In Order 2000, FERC made great advances in responding to the need for market design that is suitable for full competition and recognizes the complexity of electricity markets. It defined the RTO concept and told utilities to form them. It required an RTO to have operational authority for all transmission facilities under its control and to be the security coordinator for its region. FERC's objective was for all transmission-owning entities in the United States to place their transmission facilities under the control of appropriate RTOs in a timely manner.

But although Order 2000 allowed all the things that would make for full competition, it did not require them. It seemed that it was written by two people—one who defined the necessary criteria for full competition, and the other who tied the requirements back to accommodate the constraints of the wheeling model, OASIS, and all the paraphernalia of defining paths through someone else's system. FERC did require some of the things that are undeniably prerequisites for full competition, but it did not eliminate the vestiges of the wheeling model, and indeed it continued to require some of them.

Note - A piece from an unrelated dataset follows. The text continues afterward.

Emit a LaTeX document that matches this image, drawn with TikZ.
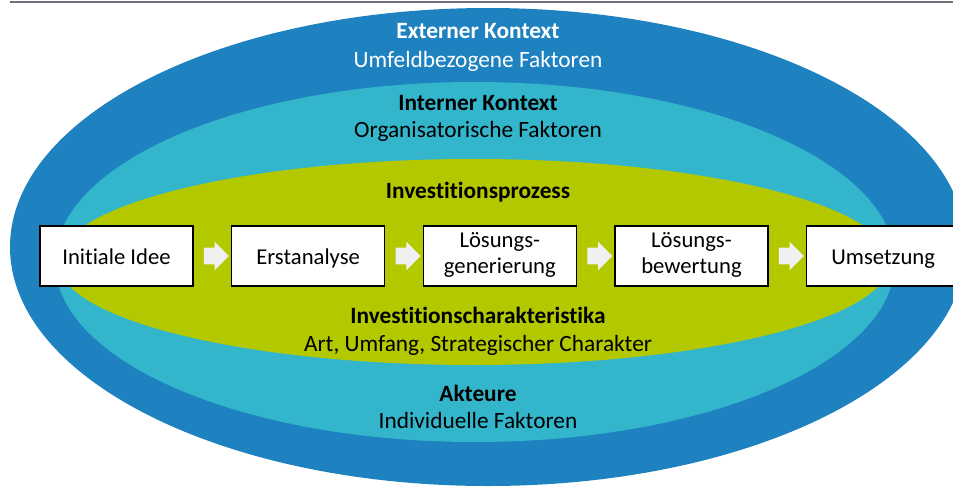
\documentclass[tikz,border=0pt]{standalone}
\usepackage{fontspec}
\setmainfont[Ligatures=NoCommon]{Carlito}
\usetikzlibrary{positioning,shapes.arrows}
\definecolor{outerblue}{HTML}{1F82C0}
\definecolor{innercyan}{HTML}{33B6CB}
\definecolor{processgreen}{HTML}{B4C800}
\definecolor{flowgray}{HTML}{F0F0F0}
\definecolor{rulegray}{HTML}{6C717A}

\begin{document}
\begin{tikzpicture}[x=0.75pt, y=0.75pt,
  phase/.style={draw, line width=1.1pt, fill=white, align=center,
    minimum width=114.75pt, minimum height=45pt, inner sep=0pt,
    font=\fontsize{17}{19.5}\selectfont,
    execute at begin node={\rule[-4pt]{0pt}{20pt}}},
  flow/.style={single arrow, fill=flowgray, inner xsep=0pt, inner ysep=6pt,
    minimum height=18.75pt,
    single arrow head extend=4.5pt, single arrow head indent=0pt},
  ringhead/.style={anchor=base, font=\fontsize{17.5}{20}\selectfont\bfseries},
  ringtext/.style={anchor=base, font=\fontsize{17.5}{20}\selectfont},
  node distance=27.9pt
]
\useasboundingbox (0,0) rectangle (953,487);
\draw[rulegray, line width=1.5pt] (10,485.3) -- (953,485.3);

% nested context ellipses
\fill[outerblue] (488,240) ellipse [x radius=478, y radius=239];
\fill[innercyan] (475,225) ellipse [x radius=420, y radius=180];
\fill[processgreen] (474,225) ellipse [x radius=416, y radius=103];

\node[ringhead, white] (extT) at (478,449) {Externer Kontext};
\node[ringtext, white] (extS) at (478,420) {Umfeldbezogene Faktoren};
\node[ringhead] (intT) at (478,377) {Interner Kontext};
\node[ringtext] (intS) at (478,350) {Organisatorische Faktoren};
\node[ringhead] (procT) at (478,289) {Investitionsprozess};
\node[ringhead] (charT) at (478,164) {Investitionscharakteristika};
\node[ringtext] (charS) at (478,136) {Art, Umfang, Strategischer Charakter};
\node[ringhead] (aktT) at (478,86) {Akteure};
\node[ringtext] (aktS) at (478,59) {Individuelle Faktoren};

% process phases
\node[phase] (idee) at (116.5,231) {Initiale Idee};
\node[phase, right=of idee] (analyse) {Erstanalyse};
\node[phase, right=of analyse] (generierung) {Lösungs-\\generierung};
\node[phase, right=of generierung] (bewertung) {Lösungs-\\bewertung};
\node[phase, right=of bewertung] (umsetzung) {Umsetzung};

\foreach \a/\b in {idee/analyse, analyse/generierung,
  generierung/bewertung, bewertung/umsetzung}
  \path (\a) -- (\b) node[midway, flow] (\a-\b) {};
\end{tikzpicture}
\end{document}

The need for standard cohesive trading arrangements conceived "in the public interest" (i.e., with efficiency, liquidity, and transparency as a major objective) is at the heart of the current institutional problems. It has held center stage for a decade and has not been resolved, deflecting corporate and regulatory energy from arguably more fundamental issues. The SMD initiative is an encouraging sign that FERC is ready to make major changes to solve these problems—as long, of course, as they are prepared to make a true shift from wheeling to the integrated trading model.